Problem statement: Restate the records that follow word for word; no pictures should appear.

Material for this exercise:
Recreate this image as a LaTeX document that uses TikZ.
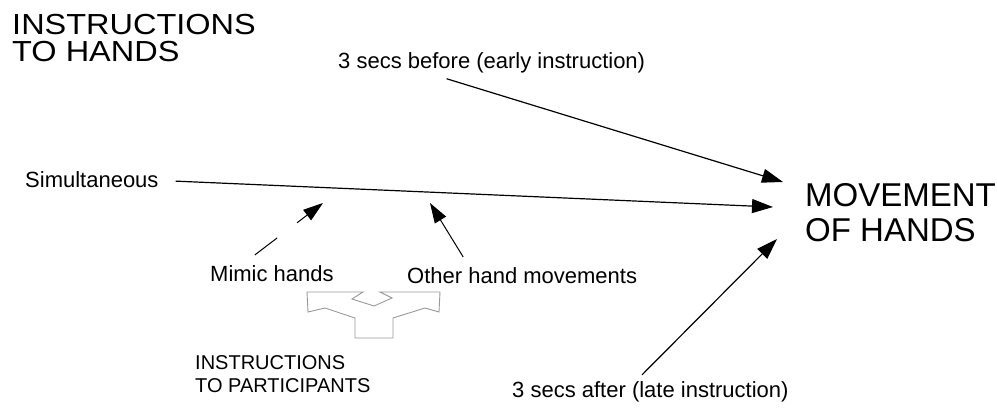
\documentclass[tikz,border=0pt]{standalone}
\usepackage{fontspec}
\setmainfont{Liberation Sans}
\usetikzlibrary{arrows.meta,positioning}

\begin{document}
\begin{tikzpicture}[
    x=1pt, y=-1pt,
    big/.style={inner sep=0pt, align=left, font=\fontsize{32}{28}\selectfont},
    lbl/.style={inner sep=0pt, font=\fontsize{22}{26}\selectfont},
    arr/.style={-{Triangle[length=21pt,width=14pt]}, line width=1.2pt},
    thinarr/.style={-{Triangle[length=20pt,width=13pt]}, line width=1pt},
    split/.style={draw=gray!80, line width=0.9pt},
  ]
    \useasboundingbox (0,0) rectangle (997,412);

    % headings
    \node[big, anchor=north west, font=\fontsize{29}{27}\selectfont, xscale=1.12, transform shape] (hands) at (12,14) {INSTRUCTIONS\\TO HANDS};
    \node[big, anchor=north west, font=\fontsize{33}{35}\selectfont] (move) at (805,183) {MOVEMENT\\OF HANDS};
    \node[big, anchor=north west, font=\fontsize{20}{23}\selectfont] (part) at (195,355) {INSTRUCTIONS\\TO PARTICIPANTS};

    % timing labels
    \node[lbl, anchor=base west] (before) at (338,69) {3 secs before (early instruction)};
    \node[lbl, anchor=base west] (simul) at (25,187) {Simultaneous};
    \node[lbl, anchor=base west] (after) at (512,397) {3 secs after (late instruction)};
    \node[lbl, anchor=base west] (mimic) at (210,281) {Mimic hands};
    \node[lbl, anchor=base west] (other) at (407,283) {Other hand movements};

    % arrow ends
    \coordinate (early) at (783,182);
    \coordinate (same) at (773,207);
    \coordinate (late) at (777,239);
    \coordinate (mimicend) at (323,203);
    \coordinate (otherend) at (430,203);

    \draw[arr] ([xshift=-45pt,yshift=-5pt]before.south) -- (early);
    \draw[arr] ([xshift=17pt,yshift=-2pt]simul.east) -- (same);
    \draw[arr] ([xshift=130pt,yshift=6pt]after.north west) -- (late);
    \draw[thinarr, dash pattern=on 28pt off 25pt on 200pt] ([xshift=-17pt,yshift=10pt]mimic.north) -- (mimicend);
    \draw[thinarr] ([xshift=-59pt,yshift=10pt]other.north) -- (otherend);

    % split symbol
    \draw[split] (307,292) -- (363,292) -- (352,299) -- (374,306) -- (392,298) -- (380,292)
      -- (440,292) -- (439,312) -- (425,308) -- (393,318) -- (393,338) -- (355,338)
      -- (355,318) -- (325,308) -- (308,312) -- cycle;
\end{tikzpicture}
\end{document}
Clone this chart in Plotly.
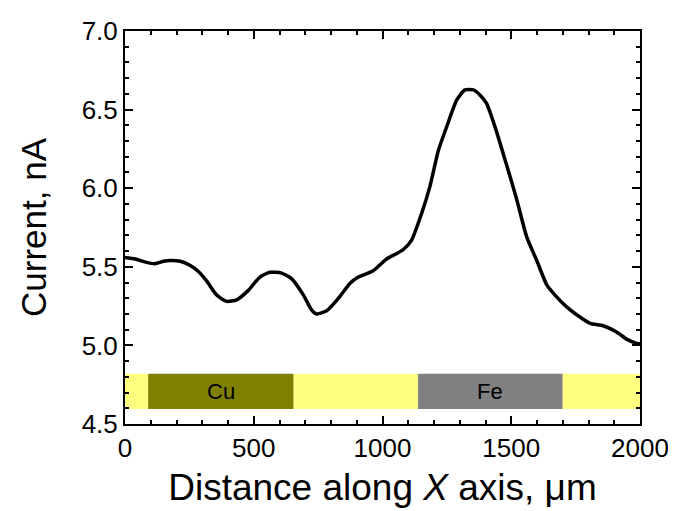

Solution for this problem:
Recreate this image as a LaTeX document that uses TikZ.
\documentclass[tikz,border=0pt]{standalone}
\usepackage{fontspec}
\setmainfont{Liberation Sans}
\usetikzlibrary{arrows.meta,positioning}

\begin{document}
\begin{tikzpicture}[
    x=1pt, y=-1pt,
    big/.style={inner sep=0pt, align=left, font=\fontsize{32}{28}\selectfont},
    lbl/.style={inner sep=0pt, font=\fontsize{22}{26}\selectfont},
    arr/.style={-{Triangle[length=21pt,width=14pt]}, line width=1.2pt},
    thinarr/.style={-{Triangle[length=20pt,width=13pt]}, line width=1pt},
    split/.style={draw=gray!80, line width=0.9pt},
  ]
    \useasboundingbox (0,0) rectangle (997,412);

    % headings
    \node[big, anchor=north west, font=\fontsize{29}{27}\selectfont, xscale=1.12, transform shape] (hands) at (12,14) {INSTRUCTIONS\\TO HANDS};
    \node[big, anchor=north west, font=\fontsize{33}{35}\selectfont] (move) at (805,183) {MOVEMENT\\OF HANDS};
    \node[big, anchor=north west, font=\fontsize{20}{23}\selectfont] (part) at (195,355) {INSTRUCTIONS\\TO PARTICIPANTS};

    % timing labels
    \node[lbl, anchor=base west] (before) at (338,69) {3 secs before (early instruction)};
    \node[lbl, anchor=base west] (simul) at (25,187) {Simultaneous};
    \node[lbl, anchor=base west] (after) at (512,397) {3 secs after (late instruction)};
    \node[lbl, anchor=base west] (mimic) at (210,281) {Mimic hands};
    \node[lbl, anchor=base west] (other) at (407,283) {Other hand movements};

    % arrow ends
    \coordinate (early) at (783,182);
    \coordinate (same) at (773,207);
    \coordinate (late) at (777,239);
    \coordinate (mimicend) at (323,203);
    \coordinate (otherend) at (430,203);

    \draw[arr] ([xshift=-45pt,yshift=-5pt]before.south) -- (early);
    \draw[arr] ([xshift=17pt,yshift=-2pt]simul.east) -- (same);
    \draw[arr] ([xshift=130pt,yshift=6pt]after.north west) -- (late);
    \draw[thinarr, dash pattern=on 28pt off 25pt on 200pt] ([xshift=-17pt,yshift=10pt]mimic.north) -- (mimicend);
    \draw[thinarr] ([xshift=-59pt,yshift=10pt]other.north) -- (otherend);

    % split symbol
    \draw[split] (307,292) -- (363,292) -- (352,299) -- (374,306) -- (392,298) -- (380,292)
      -- (440,292) -- (439,312) -- (425,308) -- (393,318) -- (393,338) -- (355,338)
      -- (355,318) -- (325,308) -- (308,312) -- cycle;
\end{tikzpicture}
\end{document}
Clone this chart in Plotly.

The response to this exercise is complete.